Before we get into what RainStor had to say, let's take a moment to look at Hadoop.
What is Hadoop?Hadoop is a set of Apache open source projects that is getting quite a bit of interest recently. Hadoop is mentioned almost every time the catch phrase "Big Data" is discussed. It has had a strong impact on organizations needing to analyze huge volumes of rapidly changing data.
The Apache foundation describes Hadoop in the following way:
The Apache™ Hadoop™ project develops open-source software for reliable, scalable, distributed computing.
The Apache Hadoop software library is a framework that allows for the distributed processing of large data sets across clusters of computers using a simple programming model. It is designed to scale up from single servers to thousands of machines, each offering local computation and storage. Rather than rely on hardware to deliver high-avaiability, the library itself is designed to detect and handle failures at the application layer, so delivering a highly-availabile service on top of a cluster of computers, each of which may be prone to failures.

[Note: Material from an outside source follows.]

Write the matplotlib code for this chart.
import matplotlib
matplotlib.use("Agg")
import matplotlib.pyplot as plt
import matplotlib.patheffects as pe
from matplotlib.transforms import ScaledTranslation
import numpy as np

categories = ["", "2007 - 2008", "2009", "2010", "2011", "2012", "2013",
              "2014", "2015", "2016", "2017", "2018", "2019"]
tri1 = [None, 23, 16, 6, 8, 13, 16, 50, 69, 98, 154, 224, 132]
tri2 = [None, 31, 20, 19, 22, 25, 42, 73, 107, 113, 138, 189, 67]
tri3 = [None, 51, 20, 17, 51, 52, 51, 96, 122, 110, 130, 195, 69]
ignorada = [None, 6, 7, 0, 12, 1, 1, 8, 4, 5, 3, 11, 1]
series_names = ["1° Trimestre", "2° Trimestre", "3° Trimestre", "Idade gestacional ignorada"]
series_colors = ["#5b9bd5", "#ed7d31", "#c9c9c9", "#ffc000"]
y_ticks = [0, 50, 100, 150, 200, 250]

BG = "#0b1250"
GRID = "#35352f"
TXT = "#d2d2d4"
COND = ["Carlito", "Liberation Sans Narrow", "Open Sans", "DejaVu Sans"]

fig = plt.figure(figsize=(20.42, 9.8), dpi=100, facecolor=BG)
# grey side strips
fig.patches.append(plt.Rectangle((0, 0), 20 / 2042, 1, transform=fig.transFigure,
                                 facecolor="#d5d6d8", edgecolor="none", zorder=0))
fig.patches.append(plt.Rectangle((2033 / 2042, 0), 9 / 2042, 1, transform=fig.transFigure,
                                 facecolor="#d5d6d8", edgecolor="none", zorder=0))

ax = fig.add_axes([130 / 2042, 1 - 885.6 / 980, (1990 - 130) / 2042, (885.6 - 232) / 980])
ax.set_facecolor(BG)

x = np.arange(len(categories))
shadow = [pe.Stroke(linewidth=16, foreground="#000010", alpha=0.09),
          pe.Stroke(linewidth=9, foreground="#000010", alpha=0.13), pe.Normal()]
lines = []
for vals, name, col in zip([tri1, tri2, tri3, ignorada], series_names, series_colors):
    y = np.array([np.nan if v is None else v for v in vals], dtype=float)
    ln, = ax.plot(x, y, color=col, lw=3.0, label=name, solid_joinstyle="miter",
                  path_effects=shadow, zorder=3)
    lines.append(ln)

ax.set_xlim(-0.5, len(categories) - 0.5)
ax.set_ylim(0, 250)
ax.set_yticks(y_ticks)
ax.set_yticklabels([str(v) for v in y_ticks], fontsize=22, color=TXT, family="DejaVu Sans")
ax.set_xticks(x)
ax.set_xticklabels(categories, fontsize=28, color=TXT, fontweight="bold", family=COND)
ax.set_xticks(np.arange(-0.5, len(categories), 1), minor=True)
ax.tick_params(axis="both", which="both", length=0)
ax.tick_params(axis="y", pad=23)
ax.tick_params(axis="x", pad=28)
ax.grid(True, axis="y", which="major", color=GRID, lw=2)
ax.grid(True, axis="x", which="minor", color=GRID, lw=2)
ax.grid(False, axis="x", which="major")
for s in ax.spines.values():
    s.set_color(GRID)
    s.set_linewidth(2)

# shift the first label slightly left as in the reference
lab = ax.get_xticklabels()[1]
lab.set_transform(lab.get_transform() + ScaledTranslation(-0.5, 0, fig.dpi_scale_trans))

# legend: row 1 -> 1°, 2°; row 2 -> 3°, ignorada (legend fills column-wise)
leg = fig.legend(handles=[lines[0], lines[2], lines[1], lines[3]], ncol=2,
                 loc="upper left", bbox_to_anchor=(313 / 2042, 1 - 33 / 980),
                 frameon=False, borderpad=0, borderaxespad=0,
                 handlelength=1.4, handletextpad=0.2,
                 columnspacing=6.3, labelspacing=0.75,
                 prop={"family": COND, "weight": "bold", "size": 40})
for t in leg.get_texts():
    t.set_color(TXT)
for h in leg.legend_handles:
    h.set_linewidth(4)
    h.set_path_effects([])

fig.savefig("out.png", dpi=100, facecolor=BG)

The project includes these subprojects:
- Hadoop Common: The common utilities that support the other Hadoop subprojects.
- Hadoop Distributed File System (HDFS™): A distributed file system that provides high-throughput access to application data.

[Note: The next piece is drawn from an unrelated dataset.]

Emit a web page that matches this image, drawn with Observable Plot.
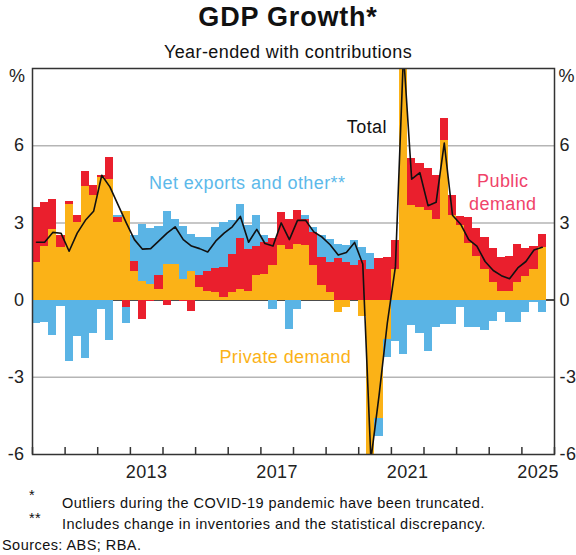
<!DOCTYPE html>
<html><head><meta charset="utf-8">
<script src="https://cdn.jsdelivr.net/npm/d3@7"></script>
<script src="https://cdn.jsdelivr.net/npm/@observablehq/plot@0.6"></script>
<style>
body{margin:0;background:#fff;font-family:Arial,"Liberation Sans",sans-serif;}
#wrap{position:relative;width:576px;height:555px;overflow:hidden;background:#fff}
#wrap svg{position:absolute;left:0;top:0}
#wrap svg text{letter-spacing:0.4px}
.t{position:absolute;white-space:nowrap;color:#111;z-index:2}
.fn{font-size:14.5px;line-height:16px;letter-spacing:0.45px}
</style></head><body>
<div id="wrap">
<div class="t" style="left:0;width:576px;text-align:center;top:3px;font-size:27px;line-height:28px;font-weight:bold;letter-spacing:0.8px">GDP Growth*</div>
<div class="t" style="left:0;width:576px;text-align:center;top:42px;font-size:18px;line-height:20px;letter-spacing:0.4px">Year-ended with contributions</div>
<div class="t fn" style="left:29px;top:487px">*</div>
<div class="t fn" style="left:62px;top:495px">Outliers during the COVID-19 pandemic have been truncated.</div>
<div class="t fn" style="left:29px;top:510px">**</div>
<div class="t fn" style="left:62px;top:516px">Includes change in inventories and the statistical discrepancy.</div>
<div class="t fn" style="left:2px;top:537px">Sources: ABS; RBA.</div>
</div>
<script>
// Quarterly, 2010 Q1 to 2025 Q3 (percentage points / per cent)
const firstYear = 2010;
const privateDemand = [1.45,2.1,2.75,2.05,3.7,3.0,4.4,4.05,4.75,4.7,3.0,3.45,
  1.1,0.74,0.6,0.42,1.39,1.39,0.81,1.13,0.48,0.35,0.29,0.09,
  0.29,0.4,0.35,0.94,1.0,1.35,2.13,1.98,2.17,2.13,1.33,0.55,
  0.3,-0.5,-0.3,0,-0.62,-8.0,-4.6,-1.54,1.2,10.2,3.67,3.6,
  3.5,3.15,6.2,3.28,2.9,2.2,1.7,1.2,0.7,0.35,0.35,0.7,0.9,1.2,2.05];
const publicDemand = [2.15,1.7,1.15,0.45,0.12,0.28,0.6,0.42,0.1,0.85,0.2,-0.3,
  0.4,-0.75,-0.05,0.52,-0.2,0,-0.05,-0.43,0.46,0.78,0.94,1.17,
  1.5,2.0,1.6,1.16,1.24,1.05,1.26,1.17,1.31,1.02,1.3,1.1,
  1.16,1.6,1.46,1.33,1.52,1.2,1.6,1.65,1.1,1.5,1.82,1.7,
  1.6,1.7,0.85,0.78,0.35,1.0,1.1,1.25,1.3,1.3,1.35,1.45,1.1,0.9,0.5];
const netExportsOther = [-0.89,-0.86,-1.38,-0.23,-2.38,-1.4,-2.25,-1.28,-0.36,-1.56,0.08,-0.6,
  1.0,2.18,2.2,1.92,2.05,1.76,2.05,1.43,1.49,1.3,1.6,1.76,
  1.3,1.3,0.95,1.18,0.26,-0.36,0,-1.15,-0.36,0.13,0.2,0.85,
  0.91,0.57,0.65,0.97,0.52,0.6,-0.7,-0.7,-1.6,-2.1,-1.0,-1.3,
  -2.0,-1.05,-0.95,-0.95,-0.3,-1.08,-1.08,-1.2,-0.82,-0.5,-0.88,-0.88,-0.5,-0.1,-0.5];
const totalGrowth = [2.25,2.25,2.63,2.6,1.9,2.6,3.1,3.45,4.85,4.4,3.7,3.0,
  2.35,1.98,2.0,2.3,2.6,2.85,2.35,2.1,2.0,1.87,2.3,2.6,
  2.85,3.25,2.25,2.75,2.2,2.1,3.0,2.35,3.1,3.1,2.65,2.45,
  2.15,1.75,1.85,2.24,1.4,-6.2,-3.7,-0.9,1.3,9.6,4.7,4.95,
  3.67,3.8,6.1,3.3,2.95,2.35,2.1,1.5,1.15,0.95,0.83,1.25,1.5,1.95,2.05];
const seriesNames = ["Private demand","Public demand","Net exports and other"];
const seriesColors = ["#fbb217","#ea1f2d","#5ab4e5"];
const yTicks = [-6,-3,0,3,6];
const gridValues = [-3,3,6];
const yearLabels = [2013,2017,2021,2025];

const qStart = i => new Date(Date.UTC(firstYear + Math.floor(i/4), (i%4)*3, 1));
const qEnd = i => qStart(i+1);
const qMid = i => new Date((+qStart(i) + +qEnd(i))/2);

const seriesValues = [privateDemand, publicDemand, netExportsOther];
const bars = [];
seriesValues.forEach((arr, s) => arr.forEach((v, i) => bars.push({i, s: seriesNames[s], v})));
const line = totalGrowth.map((v, i) => ({i, v}));
const yearTicks = d3.range(firstYear, firstYear + 17).map(y => new Date(Date.UTC(y,0,1)));
const yearLabelDates = yearLabels.map(y => new Date(Date.UTC(y,6,1)));
const font = "Arial, 'Liberation Sans', sans-serif";

const chart = Plot.plot({
  width: 576, height: 555,
  marginTop: 68, marginBottom: 101, marginLeft: 32, marginRight: 22,
  style: {fontFamily: font, background: "transparent", color: "#222"},
  x: {type: "utc", domain: [new Date(Date.UTC(firstYear,0,1)), new Date(Date.UTC(2026,0,1))], axis: null},
  y: {domain: [-6, 9], axis: null},
  color: {domain: seriesNames, range: seriesColors},
  marks: [
    Plot.ruleY(gridValues, {stroke: "#b5b5b5", strokeWidth: 1.5}),
    Plot.ruleY([0], {stroke: "#111", strokeWidth: 1.5}),
    Plot.rectY(bars, {x1: d => qStart(d.i), x2: d => qEnd(d.i), y: "v", fill: "s", z: "s", clip: true, shapeRendering: "crispEdges"}),
    Plot.line(line, {x: d => qMid(d.i), y: "v", stroke: "#111", strokeWidth: 1.6, clip: true}),
    Plot.text(["Total"], {x: new Date(Date.UTC(2020,3,1)), y: 6.7, fontSize: 18, fill: "#111"}),
    Plot.text(["Net exports and other**"], {x: new Date(Date.UTC(2016,7,1)), y: 4.55, fontSize: 18, fill: "#5cb9ea"}),
    Plot.text(["Public\ndemand"], {x: new Date(Date.UTC(2024,5,1)), y: 4.23, fontSize: 18, lineHeight: 1.3, fill: "#f0436a"}),
    Plot.text(["Private demand"], {x: new Date(Date.UTC(2017,9,1)), y: -2.23, fontSize: 18, fill: "#fbb217"}),
    Plot.ruleX(yearTicks, {x: d => d, insetTop: 379, stroke: "#333", strokeWidth: 1.5}),
    Plot.frame({stroke: "#333", strokeWidth: 1.5}),
    Plot.axisY(yTicks, {anchor: "left", tickSize: 0, tickPadding: 8, fontSize: 18, tickFormat: d => String(d), label: null}),
    Plot.axisY(yTicks, {anchor: "right", tickSize: 0, tickPadding: 5, fontSize: 18, tickFormat: d => String(d), label: null}),
    Plot.text(["%"], {frameAnchor: "top-left", dx: -7, dy: 8, lineAnchor: "middle", textAnchor: "end", fontSize: 18}),
    Plot.text(["%"], {frameAnchor: "top-right", dx: 4, dy: 8, lineAnchor: "middle", textAnchor: "start", fontSize: 18}),
    Plot.axisX(yearLabelDates, {tickSize: 0, tickPadding: 11, fontSize: 18, tickFormat: d => String(d.getUTCFullYear()), label: null})
  ]
});
document.getElementById("wrap").prepend(chart);
</script>
</body></html>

- Hadoop MapReduce: A software framework for distributed processing of large data sets on compute clusters.
Other Hadoop-related projects at Apache include:
- Avro™: A data serialization system.
- Cassandra™: A scalable multi-master database with no single points of failure.
- Chukwa™: A data collection system for managing large distributed systems.
- HBase™: A scalable, distributed database that supports structured data storage for large tables.
- Hive™: A data warehouse infrastructure that provides data summarization and ad hoc querying.
- Mahout™: A Scalable machine learning and data mining library.
- Pig™: A high-level data-flow language and execution framework for parallel computation.
- ZooKeeper™: A high-performance coordination service for distributed applications.
What did RainStor have to say?RainStor claims to have added the first enterprise database running natively on Hadoop." Furthermore, the company states that it's product enables faster, more flexible analytics on multi-structured data, without the need to move data out of the Hadoop Distributed File System (HDFS) environment.
RainStor has added the following enhancements to the Hadoop environment:
- RainStor has added compression technology that can reduce the size of Hadoop data sets by up to 40 times. The compressed multi-structured data set running on HDFS improves overall processing efficiency and reduces the size of clusters by 50-80 percent according to RainStor. This one factor, the company points out, would significantly lowers operating cost.
- The company has provided SQL access to Hadoop so that it can be used along side of the more traditional MapReduce access mechanism. RainStor claims 10 to 100 times performance improvements for analytic applications.
If your organization is using Hadoop or thinking about using Hadoop for business analytics, it would be worth the time to talk with RainStor.